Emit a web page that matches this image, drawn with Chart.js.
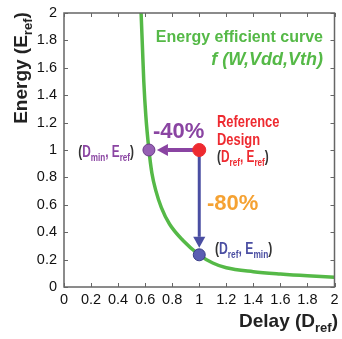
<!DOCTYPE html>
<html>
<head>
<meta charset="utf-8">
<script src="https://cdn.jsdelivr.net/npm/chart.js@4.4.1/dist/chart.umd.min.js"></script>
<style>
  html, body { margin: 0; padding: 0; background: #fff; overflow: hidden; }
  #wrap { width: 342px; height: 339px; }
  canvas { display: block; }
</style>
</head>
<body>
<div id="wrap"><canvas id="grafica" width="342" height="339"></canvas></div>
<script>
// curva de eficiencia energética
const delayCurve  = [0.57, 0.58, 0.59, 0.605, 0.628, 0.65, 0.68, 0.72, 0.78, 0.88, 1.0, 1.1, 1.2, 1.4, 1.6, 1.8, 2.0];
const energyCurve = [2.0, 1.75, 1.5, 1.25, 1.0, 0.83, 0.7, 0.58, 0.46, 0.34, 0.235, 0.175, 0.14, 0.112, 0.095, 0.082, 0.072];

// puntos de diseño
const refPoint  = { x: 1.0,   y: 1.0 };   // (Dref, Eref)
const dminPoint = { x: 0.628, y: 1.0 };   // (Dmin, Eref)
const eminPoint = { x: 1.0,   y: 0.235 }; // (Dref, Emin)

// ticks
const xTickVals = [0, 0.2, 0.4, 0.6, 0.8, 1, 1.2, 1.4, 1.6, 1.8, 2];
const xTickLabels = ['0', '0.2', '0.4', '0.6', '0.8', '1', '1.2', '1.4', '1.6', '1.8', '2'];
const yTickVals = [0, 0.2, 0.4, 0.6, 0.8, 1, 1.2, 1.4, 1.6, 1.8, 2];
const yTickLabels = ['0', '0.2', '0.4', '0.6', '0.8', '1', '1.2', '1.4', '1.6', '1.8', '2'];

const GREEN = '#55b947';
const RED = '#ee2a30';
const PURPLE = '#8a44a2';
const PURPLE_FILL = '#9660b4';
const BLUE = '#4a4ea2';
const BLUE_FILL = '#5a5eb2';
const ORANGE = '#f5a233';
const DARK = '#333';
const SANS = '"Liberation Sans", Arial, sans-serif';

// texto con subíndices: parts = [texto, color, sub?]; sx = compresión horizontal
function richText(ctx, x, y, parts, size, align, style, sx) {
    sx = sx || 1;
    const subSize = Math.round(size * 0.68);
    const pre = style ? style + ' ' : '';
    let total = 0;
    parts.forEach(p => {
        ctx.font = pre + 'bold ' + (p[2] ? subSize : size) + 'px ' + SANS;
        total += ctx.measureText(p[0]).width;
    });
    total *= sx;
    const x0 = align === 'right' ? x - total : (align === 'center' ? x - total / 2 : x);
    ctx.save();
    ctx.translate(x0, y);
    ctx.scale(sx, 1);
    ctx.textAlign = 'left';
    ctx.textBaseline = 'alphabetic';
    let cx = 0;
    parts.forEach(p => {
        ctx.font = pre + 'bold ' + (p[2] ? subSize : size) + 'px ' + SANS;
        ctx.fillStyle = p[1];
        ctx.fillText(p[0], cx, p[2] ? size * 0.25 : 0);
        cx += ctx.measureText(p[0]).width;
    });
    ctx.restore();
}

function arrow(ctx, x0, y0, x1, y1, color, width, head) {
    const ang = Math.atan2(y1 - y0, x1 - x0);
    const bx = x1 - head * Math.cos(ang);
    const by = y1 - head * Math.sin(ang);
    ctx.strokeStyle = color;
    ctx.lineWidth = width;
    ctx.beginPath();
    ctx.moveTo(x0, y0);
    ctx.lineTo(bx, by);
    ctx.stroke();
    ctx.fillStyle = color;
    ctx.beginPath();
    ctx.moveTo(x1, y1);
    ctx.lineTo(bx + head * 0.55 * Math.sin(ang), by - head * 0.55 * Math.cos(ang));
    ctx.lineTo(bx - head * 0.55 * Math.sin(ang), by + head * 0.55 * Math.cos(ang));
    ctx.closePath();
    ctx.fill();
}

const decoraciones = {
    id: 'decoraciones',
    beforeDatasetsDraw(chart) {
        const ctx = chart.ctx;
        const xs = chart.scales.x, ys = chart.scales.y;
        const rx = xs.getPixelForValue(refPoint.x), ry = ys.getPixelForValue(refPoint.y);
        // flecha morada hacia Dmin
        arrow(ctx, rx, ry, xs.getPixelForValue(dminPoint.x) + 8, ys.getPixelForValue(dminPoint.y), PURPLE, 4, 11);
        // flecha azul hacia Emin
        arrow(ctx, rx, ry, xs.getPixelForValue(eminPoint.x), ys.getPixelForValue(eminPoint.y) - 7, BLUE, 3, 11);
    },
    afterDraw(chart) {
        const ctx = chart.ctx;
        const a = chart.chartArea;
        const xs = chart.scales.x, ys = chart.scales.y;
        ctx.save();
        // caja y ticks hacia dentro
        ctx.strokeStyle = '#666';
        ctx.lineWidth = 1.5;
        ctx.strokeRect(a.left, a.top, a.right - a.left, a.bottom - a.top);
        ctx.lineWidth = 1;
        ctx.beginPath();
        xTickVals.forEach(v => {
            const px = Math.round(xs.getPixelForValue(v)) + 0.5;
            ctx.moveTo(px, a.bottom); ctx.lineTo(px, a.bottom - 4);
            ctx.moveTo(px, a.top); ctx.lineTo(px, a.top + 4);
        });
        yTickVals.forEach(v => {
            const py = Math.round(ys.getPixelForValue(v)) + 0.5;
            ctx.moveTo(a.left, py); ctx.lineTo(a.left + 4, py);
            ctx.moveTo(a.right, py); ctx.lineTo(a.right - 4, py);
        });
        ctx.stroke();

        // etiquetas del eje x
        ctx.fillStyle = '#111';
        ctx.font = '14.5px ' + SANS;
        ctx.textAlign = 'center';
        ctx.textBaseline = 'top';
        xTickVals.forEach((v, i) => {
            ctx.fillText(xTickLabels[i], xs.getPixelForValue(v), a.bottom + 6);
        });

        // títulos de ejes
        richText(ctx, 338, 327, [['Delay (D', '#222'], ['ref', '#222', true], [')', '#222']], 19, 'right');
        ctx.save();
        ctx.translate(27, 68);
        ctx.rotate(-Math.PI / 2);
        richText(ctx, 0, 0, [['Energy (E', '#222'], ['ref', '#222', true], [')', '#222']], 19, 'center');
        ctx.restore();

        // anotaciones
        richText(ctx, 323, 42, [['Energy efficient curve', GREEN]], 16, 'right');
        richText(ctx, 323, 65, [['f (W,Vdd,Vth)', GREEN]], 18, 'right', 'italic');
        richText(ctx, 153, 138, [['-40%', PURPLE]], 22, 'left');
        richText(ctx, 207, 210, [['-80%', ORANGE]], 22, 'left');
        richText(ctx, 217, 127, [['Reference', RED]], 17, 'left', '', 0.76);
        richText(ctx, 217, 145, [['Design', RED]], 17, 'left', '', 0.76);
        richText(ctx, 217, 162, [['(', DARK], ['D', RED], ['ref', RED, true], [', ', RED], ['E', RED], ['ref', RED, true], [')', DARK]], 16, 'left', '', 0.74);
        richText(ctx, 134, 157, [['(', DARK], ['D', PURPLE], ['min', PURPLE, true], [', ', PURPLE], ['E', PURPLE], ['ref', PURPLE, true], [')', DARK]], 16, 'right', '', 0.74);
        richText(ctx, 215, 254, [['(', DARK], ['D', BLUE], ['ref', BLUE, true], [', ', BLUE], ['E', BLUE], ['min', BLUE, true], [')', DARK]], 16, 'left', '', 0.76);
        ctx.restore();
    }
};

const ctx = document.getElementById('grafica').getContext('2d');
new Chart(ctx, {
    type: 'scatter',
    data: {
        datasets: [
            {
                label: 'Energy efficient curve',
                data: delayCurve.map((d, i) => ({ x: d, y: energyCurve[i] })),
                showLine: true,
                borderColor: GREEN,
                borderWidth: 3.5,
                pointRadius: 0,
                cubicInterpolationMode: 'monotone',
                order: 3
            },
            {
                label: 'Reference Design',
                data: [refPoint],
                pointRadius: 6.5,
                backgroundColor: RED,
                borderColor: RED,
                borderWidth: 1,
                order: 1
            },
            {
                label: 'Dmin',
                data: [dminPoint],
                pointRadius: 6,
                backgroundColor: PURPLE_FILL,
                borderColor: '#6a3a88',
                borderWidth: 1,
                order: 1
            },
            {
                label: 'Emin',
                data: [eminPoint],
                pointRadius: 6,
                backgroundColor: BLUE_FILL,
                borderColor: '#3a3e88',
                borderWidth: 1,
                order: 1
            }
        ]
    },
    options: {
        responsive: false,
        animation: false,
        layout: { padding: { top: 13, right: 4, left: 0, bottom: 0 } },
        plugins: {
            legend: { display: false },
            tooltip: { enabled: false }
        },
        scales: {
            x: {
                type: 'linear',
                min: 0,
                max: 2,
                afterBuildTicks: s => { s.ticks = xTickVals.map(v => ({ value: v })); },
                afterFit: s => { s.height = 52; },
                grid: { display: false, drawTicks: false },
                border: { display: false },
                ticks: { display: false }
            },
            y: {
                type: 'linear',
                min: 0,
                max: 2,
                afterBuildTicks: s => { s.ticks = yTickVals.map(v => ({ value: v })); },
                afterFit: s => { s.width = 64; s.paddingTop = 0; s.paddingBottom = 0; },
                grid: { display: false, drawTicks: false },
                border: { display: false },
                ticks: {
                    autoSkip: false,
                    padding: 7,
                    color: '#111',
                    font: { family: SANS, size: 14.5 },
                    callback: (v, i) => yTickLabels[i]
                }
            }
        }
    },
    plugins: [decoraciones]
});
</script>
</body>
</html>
+--
Your task is to restate word for word the lines from the top of the data to the line containing "0.095, 0.082, 0.072];", both ends included, with every picture left out.

Emit a web page that matches this image, drawn with Chart.js.
<!DOCTYPE html>
<html>
<head>
<meta charset="utf-8">
<script src="https://cdn.jsdelivr.net/npm/chart.js@4.4.1/dist/chart.umd.min.js"></script>
<style>
  html, body { margin: 0; padding: 0; background: #fff; overflow: hidden; }
  #wrap { width: 342px; height: 339px; }
  canvas { display: block; }
</style>
</head>
<body>
<div id="wrap"><canvas id="grafica" width="342" height="339"></canvas></div>
<script>
// curva de eficiencia energética
const delayCurve  = [0.57, 0.58, 0.59, 0.605, 0.628, 0.65, 0.68, 0.72, 0.78, 0.88, 1.0, 1.1, 1.2, 1.4, 1.6, 1.8, 2.0];
const energyCurve = [2.0, 1.75, 1.5, 1.25, 1.0, 0.83, 0.7, 0.58, 0.46, 0.34, 0.235, 0.175, 0.14, 0.112, 0.095, 0.082, 0.072];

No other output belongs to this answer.